#### [Material provided]
#####
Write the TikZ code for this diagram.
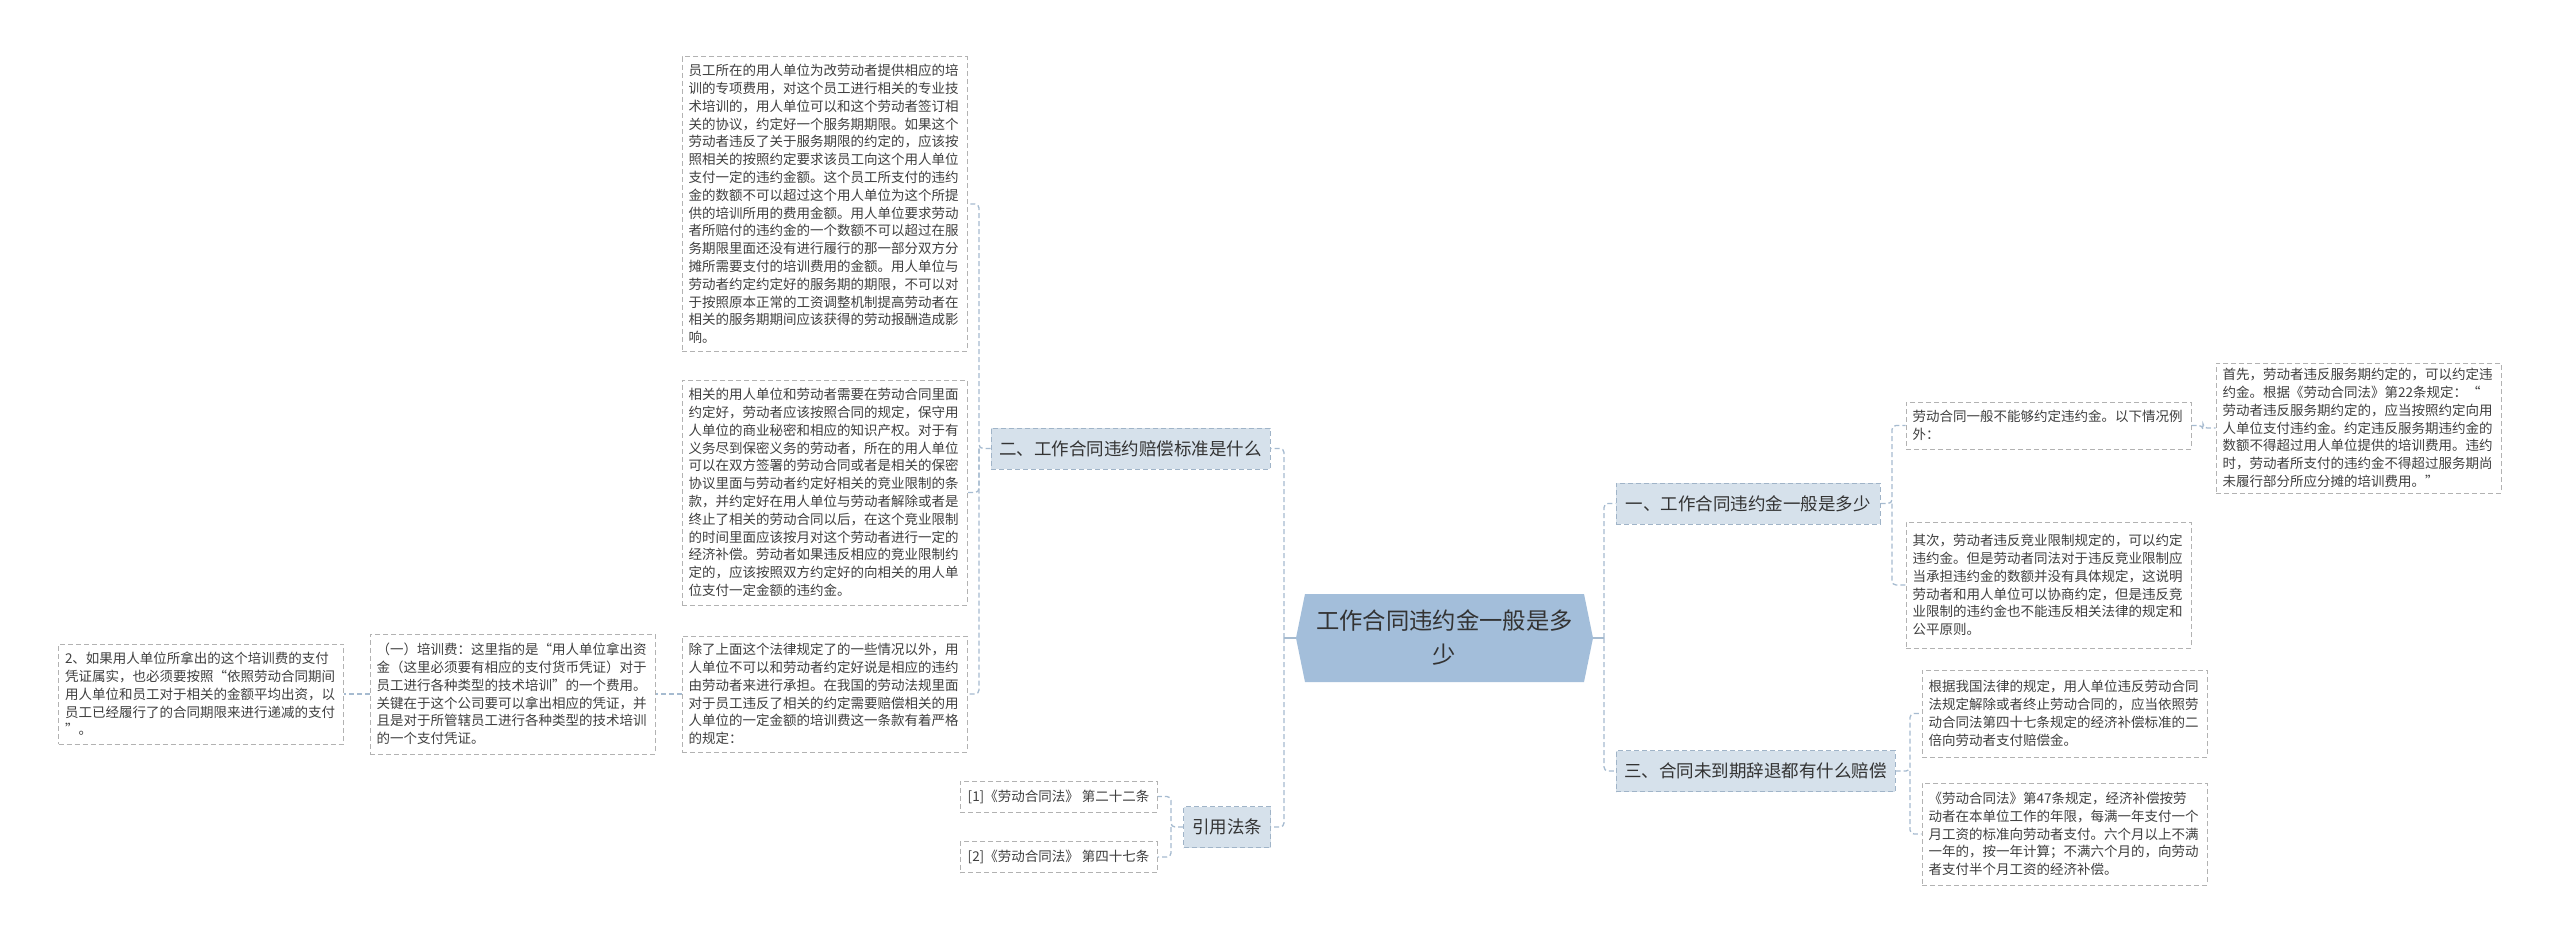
\documentclass[tikz,border=0pt]{standalone}
\usepackage{fontspec}
\setmainfont{Noto Sans CJK SC}
\definecolor{hexfill}{HTML}{A3BEDA}
\definecolor{lonefill}{HTML}{D6E1EB}
\definecolor{loneborder}{HTML}{A0B4C8}
\definecolor{conncol}{HTML}{A6BBD0}
\definecolor{leafborder}{HTML}{B2B2B2}
\definecolor{leaftext}{HTML}{404040}
\definecolor{maintext}{HTML}{333333}
\begin{document}
\begin{tikzpicture}[x=1pt,y=-1pt,
  leaf/.style={draw=leafborder, line width=1pt, dash pattern=on 5pt off 3pt, fill=white,
    font=\fontsize{13.5}{17.8}\selectfont, text=leaftext, align=left,
    text width=272pt, inner xsep=6.5pt, inner ysep=4pt},
  cite/.style={draw=leafborder, line width=1pt, dash pattern=on 5pt off 3pt, fill=white,
    font=\fontsize{13.5}{17.8}\selectfont, text=leaftext, inner xsep=6pt, inner ysep=4pt,
    minimum width=197pt, minimum height=31pt},
  lone/.style={draw=loneborder, line width=1pt, dash pattern=on 5pt off 3pt, fill=lonefill,
    font=\fontsize{17.5}{21}\selectfont, text=maintext, inner xsep=8pt, inner ysep=4pt,
    minimum height=41pt},
  conn/.style={draw=conncol, line width=1.3pt, dash pattern=on 5pt off 3pt, rounded corners=4pt},
  stub/.style={draw=conncol, line width=2pt}
]
\fill[white] (0,0) rectangle (2560,942);
\useasboundingbox (0,0) rectangle (2560,942);

% centre hexagon
\fill[hexfill] (1305,594) -- (1584,594) -- (1593,638) -- (1584,682) -- (1305,682) -- (1296,638) -- cycle;
\node[font=\fontsize{23.3}{34}\selectfont, text=maintext, align=center, text width=270pt,
  minimum width=297pt, minimum height=88pt, inner sep=0pt] (c) at (1444.5,638)
  {工作合同违约金一般是多\\少};

% level one
\node[lone, minimum width=279pt] (n2) at (1130.5,448.5) {二、工作合同违约赔偿标准是什么};
\node[lone, minimum width=87pt] (ny) at (1227,827) {引用法条};
\node[lone, minimum width=264pt] (n1) at (1748,503.5) {一、工作合同违约金一般是多少};
\node[lone, minimum width=279pt] (n3) at (1755.5,771) {三、合同未到期辞退都有什么赔偿};

% left leaves
\node[leaf, minimum height=294pt] (A) at (824.5,204) {员工所在的用人单位为改劳动者提供相应的培\\
训的专项费用，对这个员工进行相关的专业技\\
术培训的，用人单位可以和这个劳动者签订相\\
关的协议，约定好一个服务期期限。如果这个\\
劳动者违反了关于服务期限的约定的，应该按\\
照相关的按照约定要求该员工向这个用人单位\\
支付一定的违约金额。这个员工所支付的违约\\
金的数额不可以超过这个用人单位为这个所提\\
供的培训所用的费用金额。用人单位要求劳动\\
者所赔付的违约金的一个数额不可以超过在服\\
务期限里面还没有进行履行的那一部分双方分\\
摊所需要支付的培训费用的金额。用人单位与\\
劳动者约定约定好的服务期的期限，不可以对\\
于按照原本正常的工资调整机制提高劳动者在\\
相关的服务期期间应该获得的劳动报酬造成影\\
响。};
\node[leaf, minimum height=225pt] (B) at (824.5,492.5) {相关的用人单位和劳动者需要在劳动合同里面\\
约定好，劳动者应该按照合同的规定，保守用\\
人单位的商业秘密和相应的知识产权。对于有\\
义务尽到保密义务的劳动者，所在的用人单位\\
可以在双方签署的劳动合同或者是相关的保密\\
协议里面与劳动者约定好相关的竞业限制的条\\
款，并约定好在用人单位与劳动者解除或者是\\
终止了相关的劳动合同以后，在这个竞业限制\\
的时间里面应该按月对这个劳动者进行一定的\\
经济补偿。劳动者如果违反相应的竞业限制约\\
定的，应该按照双方约定好的向相关的用人单\\
位支付一定金额的违约金。};
\node[leaf, minimum height=116pt] (C) at (824.5,694) {除了上面这个法律规定了的一些情况以外，用\\
人单位不可以和劳动者约定好说是相应的违约\\
由劳动者来进行承担。在我国的劳动法规里面\\
对于员工违反了相关的约定需要赔偿相关的用\\
人单位的一定金额的培训费这一条款有着严格\\
的规定：};
\node[leaf, minimum height=120pt] (D) at (512.5,694) {（一）培训费：这里指的是“用人单位拿出资\\
金（这里必须要有相应的支付货币凭证）对于\\
员工进行各种类型的技术培训”的一个费用。\\
关键在于这个公司要可以拿出相应的凭证，并\\
且是对于所管辖员工进行各种类型的技术培训\\
的一个支付凭证。};
\node[leaf, minimum height=100pt] (E) at (201,694) {2、如果用人单位所拿出的这个培训费的支付\\
凭证属实，也必须要按照“依照劳动合同期间\\
用人单位和员工对于相关的金额平均出资，以\\
员工已经履行了的合同期限来进行递减的支付\\
”。};

% citations
\node[cite] (b1) at (1058.5,796.5) {[1]《劳动合同法》 第二十二条};
\node[cite] (b2) at (1058.5,857) {[2]《劳动合同法》 第四十七条};

% right leaves
\node[leaf, minimum height=47pt] (R1) at (2048.5,425.5) {劳动合同一般不能够约定违约金。以下情况例\\
外：};
\node[leaf, minimum height=130pt] (R2) at (2358.5,428) {首先，劳动者违反服务期约定的，可以约定违\\
约金。根据《劳动合同法》第22条规定：“\\
劳动者违反服务期约定的，应当按照约定向用\\
人单位支付违约金。约定违反服务期违约金的\\
数额不得超过用人单位提供的培训费用。违约\\
时，劳动者所支付的违约金不得超过服务期尚\\
未履行部分所应分摊的培训费用。”};
\node[leaf, minimum height=126pt] (R3) at (2048.5,585) {其次，劳动者违反竞业限制规定的，可以约定\\
违约金。但是劳动者同法对于违反竞业限制应\\
当承担违约金的数额并没有具体规定，这说明\\
劳动者和用人单位可以协商约定，但是违反竞\\
业限制的违约金也不能违反相关法律的规定和\\
公平原则。};
\node[leaf, minimum height=87pt] (R4) at (2064.5,713.5) {根据我国法律的规定，用人单位违反劳动合同\\
法规定解除或者终止劳动合同的，应当依照劳\\
动合同法第四十七条规定的经济补偿标准的二\\
倍向劳动者支付赔偿金。};
\node[leaf, minimum height=102pt] (R5) at (2064.5,834) {《劳动合同法》第47条规定，经济补偿按劳\\
动者在本单位工作的年限，每满一年支付一个\\
月工资的标准向劳动者支付。六个月以上不满\\
一年的，按一年计算；不满六个月的，向劳动\\
者支付半个月工资的经济补偿。};

% connectors: centre
\draw[stub] (c.west) -- (1284,638) coordinate (lt);
\draw[conn] (lt) |- (n2.east);
\draw[conn] (lt) |- (ny.east);
\draw[stub] (c.east) -- (1604,638) coordinate (rt);
\draw[conn] (rt) |- (n1.west);
\draw[conn] (rt) |- (n3.west);

% left branch
\draw[conn] (n2.west) -- (979,448.5) coordinate (t2) |- (A.east);
\draw[conn] (t2) |- (B.east);
\draw[conn] (t2) |- (C.east);
\draw[conn] (C.west) -- (D.east);
\draw[conn] (D.west) -- (E.east);
\draw[conn] (ny.west) -- (1171,827) coordinate (ty) |- (b1.east);
\draw[conn] (ty) |- (b2.east);

% right branch
\draw[conn] (n1.east) -- (1892,503.5) coordinate (t1) |- (R1.west);
\draw[conn] (t1) |- (R3.west);
\draw[conn] (R1.east) -- (2203,425.5) |- (R2.west);
\draw[conn] (n3.east) -- (1910,771) coordinate (t3) |- (R4.west);
\draw[conn] (t3) |- (R5.west);
\end{tikzpicture}
\end{document}
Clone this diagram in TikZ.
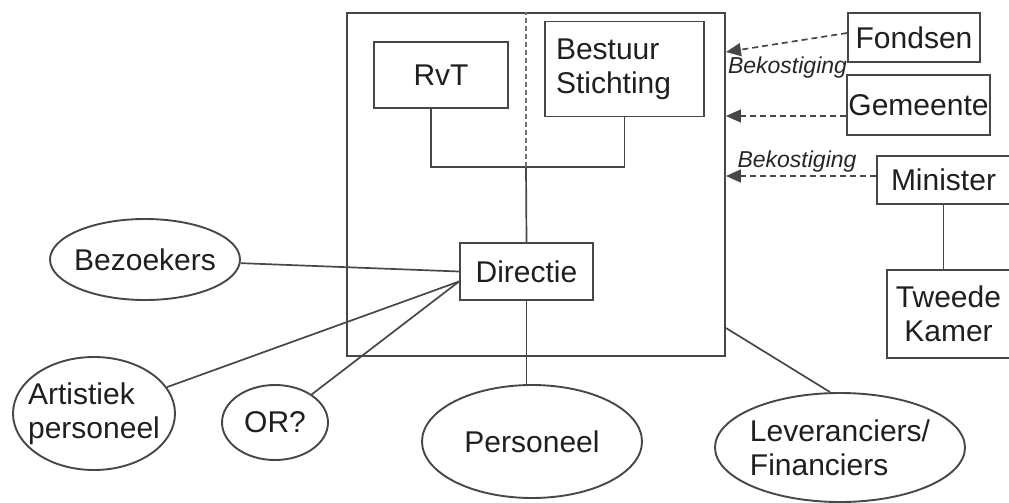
\documentclass[tikz,border=0pt]{standalone}
\usepackage{fontspec}
\setmainfont{Liberation Sans}
\usetikzlibrary{arrows.meta,shapes.geometric}

\begin{document}
\begin{tikzpicture}[x=1pt,y=-1pt,
 wire/.style={draw=black!72,line width=1.9pt},
 box/.style={wire,rectangle,inner sep=0pt,font=\fontsize{30}{34}\selectfont,text=black!88,align=center},
 party/.style={wire,ellipse,inner xsep=-15pt,inner ysep=0pt,font=\fontsize{30}{34}\selectfont,text=black!88,align=left},
 link/.style={wire,line width=1.7pt},
 fund/.style={link,dash pattern=on 6pt off 4pt,-{Triangle[length=15pt,width=13pt]}},
 note/.style={font=\itshape\fontsize{23}{26}\selectfont,text=black!85,inner sep=0pt}]
\useasboundingbox (0,0) rectangle (1009,503);
% organisation
\node[box,minimum width=378,minimum height=343] (org) at (536,184.5) {};
\node[box,minimum width=134,minimum height=66] (rvt) at (441,75) {RvT};
\node[box,minimum width=159,minimum height=95,text width=137pt,align=left] (bestuur) at (624.5,69) {Bestuur\\Stichting};
\node[box,minimum width=133,minimum height=57] (directie) at (526.5,271.5) {Directie};
% financing side
\node[box,minimum width=132,minimum height=49] (fondsen) at (914,37.5) {Fondsen};
\node[box,minimum width=143,minimum height=60] (gemeente) at (918.5,105) {Gemeente};
\node[box,minimum width=133,minimum height=48] (minister) at (943.5,180) {Minister};
\node[box,minimum width=123,minimum height=88] (tweede) at (948.5,314) {Tweede\\Kamer};
\node[note] (bek1) at (787.5,68) {Bekostiging};
\node[note] (bek2) at (797,162) {Bekostiging};
% stakeholders
\node[party,minimum width=190,minimum height=81] (bezoekers) at (145,259.5) {Bezoekers};
\node[party,minimum width=162,minimum height=113] (artistiek) at (94,413.5) {Artistiek\\personeel};
\node[party,minimum width=106,minimum height=75] (orq) at (275,422.5) {OR?};
\node[party,minimum width=220,minimum height=113] (personeel) at (532,441.5) {Personeel};
\node[party,minimum width=250,minimum height=109] (leveranciers) at (840,447.5) {Leveranciers/\\Financiers};

\coordinate (split) at (526,167);
\draw[link] ([xshift=-10pt]rvt.south) |- (split) -| (bestuur.south);
\draw[link,draw=black!55,dash pattern=on 5pt off 3pt] (split) -- (split |- org.north);
\draw[link] (split) -- (directie.north);
\draw[link] (directie.south) -- (directie.south |- personeel.north);
\draw[link] (bezoekers) -- (directie.west);
\draw[link] (artistiek) -- ([yshift=-10pt]directie.west);
\draw[link] (orq) -- ([yshift=-10pt]directie.west);
\draw[link] ([yshift=-143.5pt]org.east) -- ([xshift=-10pt]leveranciers.north);
\draw[link] (minister.south) -- (minister.south |- tweede.north);
\draw[fund] ([yshift=4.5pt]fondsen.west) -- ([yshift=132.5pt]org.east);
\draw[fund] ([yshift=-11pt]gemeente.west) -- ([yshift=68.5pt]org.east);
\draw[fund] ([yshift=4pt]minister.west) -- ([yshift=8.5pt]org.east);
\end{tikzpicture}
\end{document}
#####
#### [Problem]
Which lines of the data include "this"? Copy each of them.

#### [Complete answer]
Write the TikZ code for this diagram.
Clone this diagram in TikZ.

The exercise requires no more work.